Transcribe the material from its first line onward, ending with the line that contains "from bokeh.resources import INLINE" and adding nothing beyond it.

==============================

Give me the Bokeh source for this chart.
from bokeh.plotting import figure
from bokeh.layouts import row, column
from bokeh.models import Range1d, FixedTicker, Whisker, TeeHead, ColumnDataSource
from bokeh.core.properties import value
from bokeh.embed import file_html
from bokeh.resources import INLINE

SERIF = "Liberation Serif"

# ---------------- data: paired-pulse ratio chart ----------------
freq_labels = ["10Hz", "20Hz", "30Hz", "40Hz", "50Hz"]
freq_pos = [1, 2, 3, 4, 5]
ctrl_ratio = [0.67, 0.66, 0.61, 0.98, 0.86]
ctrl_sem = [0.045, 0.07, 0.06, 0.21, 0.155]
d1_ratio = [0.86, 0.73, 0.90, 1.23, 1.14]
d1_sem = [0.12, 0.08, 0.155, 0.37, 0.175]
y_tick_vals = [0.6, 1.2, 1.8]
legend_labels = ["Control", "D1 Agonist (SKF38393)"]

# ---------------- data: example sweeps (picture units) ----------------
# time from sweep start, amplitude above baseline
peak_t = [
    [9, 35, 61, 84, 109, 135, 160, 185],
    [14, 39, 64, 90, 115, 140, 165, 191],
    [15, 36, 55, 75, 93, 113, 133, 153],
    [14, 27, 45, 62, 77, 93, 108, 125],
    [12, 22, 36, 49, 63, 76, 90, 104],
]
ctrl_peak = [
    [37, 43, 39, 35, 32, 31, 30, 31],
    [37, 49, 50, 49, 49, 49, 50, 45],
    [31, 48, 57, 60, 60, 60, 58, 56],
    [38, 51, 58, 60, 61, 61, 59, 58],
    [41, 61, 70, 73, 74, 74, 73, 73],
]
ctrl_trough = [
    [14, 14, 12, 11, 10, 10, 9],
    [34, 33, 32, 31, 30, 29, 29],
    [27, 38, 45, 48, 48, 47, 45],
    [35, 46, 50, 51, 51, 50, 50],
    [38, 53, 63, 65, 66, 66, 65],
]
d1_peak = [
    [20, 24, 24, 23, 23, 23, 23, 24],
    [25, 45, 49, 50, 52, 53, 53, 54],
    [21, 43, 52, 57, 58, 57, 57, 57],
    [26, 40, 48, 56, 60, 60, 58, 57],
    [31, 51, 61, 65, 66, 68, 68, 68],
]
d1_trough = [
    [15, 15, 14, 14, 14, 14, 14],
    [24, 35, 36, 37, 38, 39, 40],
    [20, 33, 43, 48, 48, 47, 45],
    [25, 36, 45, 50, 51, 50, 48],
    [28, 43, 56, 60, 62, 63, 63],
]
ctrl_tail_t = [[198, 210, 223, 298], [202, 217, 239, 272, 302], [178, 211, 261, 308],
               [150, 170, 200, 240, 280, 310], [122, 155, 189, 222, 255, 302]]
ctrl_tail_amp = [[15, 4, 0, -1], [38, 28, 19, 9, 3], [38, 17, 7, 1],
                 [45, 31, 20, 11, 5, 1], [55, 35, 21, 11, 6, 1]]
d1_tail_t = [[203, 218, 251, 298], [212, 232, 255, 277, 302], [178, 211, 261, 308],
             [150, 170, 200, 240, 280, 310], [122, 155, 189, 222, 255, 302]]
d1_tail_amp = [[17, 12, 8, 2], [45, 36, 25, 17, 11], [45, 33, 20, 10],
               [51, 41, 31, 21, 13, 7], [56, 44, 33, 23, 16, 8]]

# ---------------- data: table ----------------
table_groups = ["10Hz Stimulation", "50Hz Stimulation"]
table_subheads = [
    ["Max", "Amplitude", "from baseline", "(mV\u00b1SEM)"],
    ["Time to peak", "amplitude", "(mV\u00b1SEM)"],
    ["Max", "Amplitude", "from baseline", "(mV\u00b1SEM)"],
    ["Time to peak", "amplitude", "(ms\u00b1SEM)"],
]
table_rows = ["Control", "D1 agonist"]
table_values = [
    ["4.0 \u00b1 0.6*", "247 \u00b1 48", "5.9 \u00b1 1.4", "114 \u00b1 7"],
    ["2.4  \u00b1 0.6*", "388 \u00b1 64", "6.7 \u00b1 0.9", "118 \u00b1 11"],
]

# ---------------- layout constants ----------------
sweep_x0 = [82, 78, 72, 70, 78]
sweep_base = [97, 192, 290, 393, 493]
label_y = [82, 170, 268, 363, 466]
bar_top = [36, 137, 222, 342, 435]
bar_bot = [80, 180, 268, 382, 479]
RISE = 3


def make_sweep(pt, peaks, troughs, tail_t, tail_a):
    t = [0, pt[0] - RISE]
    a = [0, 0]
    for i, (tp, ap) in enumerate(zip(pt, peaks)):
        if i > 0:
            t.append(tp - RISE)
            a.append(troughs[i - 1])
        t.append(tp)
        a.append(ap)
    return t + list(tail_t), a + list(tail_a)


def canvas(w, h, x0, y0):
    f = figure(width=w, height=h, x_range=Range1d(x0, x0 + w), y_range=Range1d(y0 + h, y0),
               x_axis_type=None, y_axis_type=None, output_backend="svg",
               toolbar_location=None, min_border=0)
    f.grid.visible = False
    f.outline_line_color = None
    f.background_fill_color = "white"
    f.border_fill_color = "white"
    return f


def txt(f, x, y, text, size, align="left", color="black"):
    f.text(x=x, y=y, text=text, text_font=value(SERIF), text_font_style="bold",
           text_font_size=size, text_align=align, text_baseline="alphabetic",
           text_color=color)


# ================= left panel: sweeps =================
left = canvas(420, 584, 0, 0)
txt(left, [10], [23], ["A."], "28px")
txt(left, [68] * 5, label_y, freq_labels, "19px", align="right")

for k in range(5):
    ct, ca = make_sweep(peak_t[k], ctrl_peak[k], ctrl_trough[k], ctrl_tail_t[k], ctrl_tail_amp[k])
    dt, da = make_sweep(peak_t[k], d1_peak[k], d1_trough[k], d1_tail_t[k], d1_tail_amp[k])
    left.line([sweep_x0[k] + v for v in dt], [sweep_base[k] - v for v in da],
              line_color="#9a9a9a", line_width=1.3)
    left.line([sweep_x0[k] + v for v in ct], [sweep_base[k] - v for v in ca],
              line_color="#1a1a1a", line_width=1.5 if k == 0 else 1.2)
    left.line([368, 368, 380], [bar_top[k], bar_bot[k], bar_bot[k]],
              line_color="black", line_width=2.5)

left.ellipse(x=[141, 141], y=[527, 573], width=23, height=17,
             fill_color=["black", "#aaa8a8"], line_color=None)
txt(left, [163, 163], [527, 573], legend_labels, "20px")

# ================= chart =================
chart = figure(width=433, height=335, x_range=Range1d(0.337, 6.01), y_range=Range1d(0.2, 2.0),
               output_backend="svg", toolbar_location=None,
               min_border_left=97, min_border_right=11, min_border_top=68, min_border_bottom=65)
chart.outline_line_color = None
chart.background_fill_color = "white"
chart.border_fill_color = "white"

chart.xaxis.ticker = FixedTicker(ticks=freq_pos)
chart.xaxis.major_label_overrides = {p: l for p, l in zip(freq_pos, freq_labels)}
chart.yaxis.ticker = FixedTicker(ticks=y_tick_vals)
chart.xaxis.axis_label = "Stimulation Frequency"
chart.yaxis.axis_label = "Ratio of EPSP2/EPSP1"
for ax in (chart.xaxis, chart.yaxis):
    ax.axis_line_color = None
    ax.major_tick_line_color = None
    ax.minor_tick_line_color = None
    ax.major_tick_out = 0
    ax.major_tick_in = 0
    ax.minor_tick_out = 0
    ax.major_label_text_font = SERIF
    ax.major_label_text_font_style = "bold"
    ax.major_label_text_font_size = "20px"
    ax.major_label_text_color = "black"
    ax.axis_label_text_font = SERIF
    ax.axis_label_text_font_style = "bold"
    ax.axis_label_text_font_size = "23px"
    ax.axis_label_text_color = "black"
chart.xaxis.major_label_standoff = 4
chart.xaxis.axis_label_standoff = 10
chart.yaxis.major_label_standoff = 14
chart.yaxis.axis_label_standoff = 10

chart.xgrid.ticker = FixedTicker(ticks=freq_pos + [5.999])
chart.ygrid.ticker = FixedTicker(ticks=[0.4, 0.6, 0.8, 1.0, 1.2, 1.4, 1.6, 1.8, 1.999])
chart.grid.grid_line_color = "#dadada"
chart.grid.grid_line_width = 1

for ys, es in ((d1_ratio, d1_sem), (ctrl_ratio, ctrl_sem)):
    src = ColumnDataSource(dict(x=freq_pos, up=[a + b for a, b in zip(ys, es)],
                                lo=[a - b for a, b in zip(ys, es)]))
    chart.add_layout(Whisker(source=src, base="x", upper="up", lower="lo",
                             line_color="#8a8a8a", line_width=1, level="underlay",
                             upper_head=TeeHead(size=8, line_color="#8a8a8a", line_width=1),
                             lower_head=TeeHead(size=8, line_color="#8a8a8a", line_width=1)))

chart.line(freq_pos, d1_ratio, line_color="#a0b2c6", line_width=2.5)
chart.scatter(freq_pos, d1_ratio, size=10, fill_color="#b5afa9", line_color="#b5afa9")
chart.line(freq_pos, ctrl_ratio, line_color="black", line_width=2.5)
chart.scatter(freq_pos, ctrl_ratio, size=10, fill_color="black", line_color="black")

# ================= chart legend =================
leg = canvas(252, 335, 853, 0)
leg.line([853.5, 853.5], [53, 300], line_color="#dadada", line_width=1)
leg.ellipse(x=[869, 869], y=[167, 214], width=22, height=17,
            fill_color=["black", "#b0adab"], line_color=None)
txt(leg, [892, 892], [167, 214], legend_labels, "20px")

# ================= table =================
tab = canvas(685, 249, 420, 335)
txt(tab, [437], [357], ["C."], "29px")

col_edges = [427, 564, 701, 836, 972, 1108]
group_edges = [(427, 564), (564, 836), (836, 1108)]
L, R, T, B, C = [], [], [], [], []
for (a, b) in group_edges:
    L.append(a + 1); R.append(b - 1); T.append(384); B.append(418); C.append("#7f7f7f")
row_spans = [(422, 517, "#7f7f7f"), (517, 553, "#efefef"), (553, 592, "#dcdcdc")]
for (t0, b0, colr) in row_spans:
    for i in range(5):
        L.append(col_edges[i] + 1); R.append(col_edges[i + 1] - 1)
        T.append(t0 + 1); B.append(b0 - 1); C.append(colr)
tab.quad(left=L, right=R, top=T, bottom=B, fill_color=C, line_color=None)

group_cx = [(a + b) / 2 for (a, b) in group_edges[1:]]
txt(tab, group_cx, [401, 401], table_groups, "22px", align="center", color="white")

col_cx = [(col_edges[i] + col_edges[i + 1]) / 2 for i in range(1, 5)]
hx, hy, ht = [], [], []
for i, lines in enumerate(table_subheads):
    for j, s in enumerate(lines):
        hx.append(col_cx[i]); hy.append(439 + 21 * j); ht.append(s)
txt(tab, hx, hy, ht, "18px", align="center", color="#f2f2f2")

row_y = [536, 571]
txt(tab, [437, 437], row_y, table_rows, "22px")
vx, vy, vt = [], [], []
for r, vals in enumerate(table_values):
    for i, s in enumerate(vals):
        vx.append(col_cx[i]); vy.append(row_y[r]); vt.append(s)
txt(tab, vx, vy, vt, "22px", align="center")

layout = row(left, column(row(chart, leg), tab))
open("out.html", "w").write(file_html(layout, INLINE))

==============================

• [THE SOLUTION]:
Give me the Bokeh source for this chart.
from bokeh.plotting import figure
from bokeh.layouts import row, column
from bokeh.models import Range1d, FixedTicker, Whisker, TeeHead, ColumnDataSource
from bokeh.core.properties import value
from bokeh.embed import file_html
from bokeh.resources import INLINE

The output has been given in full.